Let's start with fun facts today shall we? Google has the highest number of monthly visits in the world with 92.5 Billion visits, YouTube comes second with 34.6 Billion, Facebook is third with 25.5 Billion visits and Twitter is fourth with 6.6 Billion. These are mind-blowing numbers. The average website will crash long before hitting these numbers as such we have to ask how some organizations are able to entertain this many visitors on a monthly basis without bringing the house down. There are some ways in which companies are able to become scalable across the world, some of these methods include having more servers, revamping the algorithm of their software solutions to perform faster, leveraging stored procedures on the database among other tactics.
LOAD BALANCING EXPLAINED
Today I'm going to dwell on something else and it's called "Load balancing". When you log into a platform, you as a visitor on the platform are causing a bit of a strain on the server as the server has to entertain you by serving you pages and resources you need.
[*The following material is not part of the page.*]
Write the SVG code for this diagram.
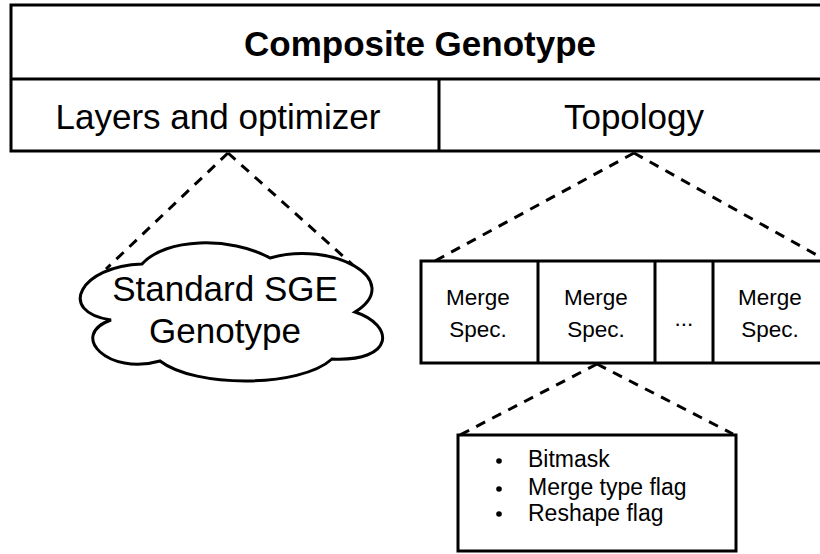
<svg xmlns="http://www.w3.org/2000/svg" width="820" height="554" viewBox="0 0 820 554">
<style>
.box{fill:#fff;stroke:#000;stroke-width:3}
.ln{stroke:#000;stroke-width:3;fill:none}
.dash{stroke:#000;stroke-width:3;fill:none;stroke-dasharray:10 8}
text{font-family:"Liberation Sans",Arial,sans-serif;fill:#000;text-anchor:middle}
.big{font-size:35px}
.bold{font-weight:bold}
.med{font-size:22.5px}
.sm{font-size:23px;text-anchor:start}
</style>
<rect width="820" height="554" fill="#fff"/>
<g id="connectors">
<path class="dash" d="M228,153 L106,269 M228,153 L354,266"/>
<path class="dash" d="M634,153 L433,262 M634,153 L822,258"/>
<path class="dash" d="M597,364 L458,436 M597,364 L733,434"/>
</g>
<g id="composite">
<rect class="box" x="11" y="5" width="820" height="146"/>
<path class="ln" d="M11,79 H822 M439,79 V151"/>
<text class="big bold" x="420" y="56">Composite Genotype</text>
</g>
<g id="layers">
<text class="big" x="218" y="129">Layers and optimizer</text>
</g>
<g id="topology">
<text class="big" x="634" y="129">Topology</text>
</g>
<g id="sge">
<path class="box" d="M142,264 C80,266 56,312 111,320 C68,335 108,376 160,361 C195,388 300,388 332,359 C395,362 395,325 355,312 C406,280 332,240 270,258 C230,236 165,238 142,264 Z"/>
<text class="big" x="225" y="301">Standard SGE</text>
<text class="big" x="225" y="343">Genotype</text>
</g>
<g id="merge-specs">
<rect class="box" x="421" y="261" width="410" height="102"/>
<path class="ln" d="M538,261 V363 M655,261 V363 M713,261 V363"/>
<text class="med" x="478" y="305">Merge</text>
<text class="med" x="478" y="337">Spec.</text>
<text class="med" x="596" y="305">Merge</text>
<text class="med" x="596" y="337">Spec.</text>
<text class="med" x="684" y="326">...</text>
<text class="med" x="770" y="305">Merge</text>
<text class="med" x="770" y="337">Spec.</text>
</g>
<g id="details">
<rect class="box" x="458" y="435" width="278" height="116"/>
<circle cx="499" cy="461" r="2.8"/>
<circle cx="499" cy="489" r="2.8"/>
<circle cx="499" cy="514" r="2.8"/>
<text class="sm" x="528" y="467">Bitmask</text>
<text class="sm" x="528" y="495">Merge type flag</text>
<text class="sm" x="528" y="521">Reshape flag</text>
</g>
</svg>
Bear in mind that it's also serving others, just like a restaurant, there are the easy customers and there are the customers who want bespoke treatment, both the easygoing customer and the others are stressing out the waiter (albeit to different degrees) and this adds up.
HOW DOES IT HAPPEN?
Load balancing distributes the traffic between servers using several ideologies , the two most popular are; round-robin and least connection, with round-robin, the traffic is distributed in sequence depending on the number of servers. If there are four servers, visitor 1 gets directed to server 1, visitor 2 gets server 2, visitor 3 gets server 3, visitor 4 gets server 4, visitor 5 gets server 1 and it keeps going like that. Least connection involves directing the visitor to the server that is attending to the least amount of users.
A RELATABLE EXPLANATION
Load balancing is akin to a restaurant splitting the responsibility of taking orders (from customers) between several waiters in such a way that no single waiter is over laboured to the point of collapsing due to exhaustion. With load balancing, you and the person sitting next to you can access the same platform at the same time and be attended to by different servers, because of this, there is more efficiency on the platform, less downtime, more (engineering) redundancy), and a platform can thus be referred to as scalable.
FINALLY...
Do note that this isn't a foolproof solution as the burden on a server isn't just as a result of the number of people being attended to but their requests, a server can have 200 people and fail where the same server can accommodate 2000 people. The question is "What are these people doing?". Typically, people on an e-commerce store who run searches a lot and filter based on parameters stress out the server much more than people who select an item from the homepage, pay and leave. All in all, today we've learnt a little bit about how we get a digital infrastructure to scale across the globe. See you tomorrow ๐.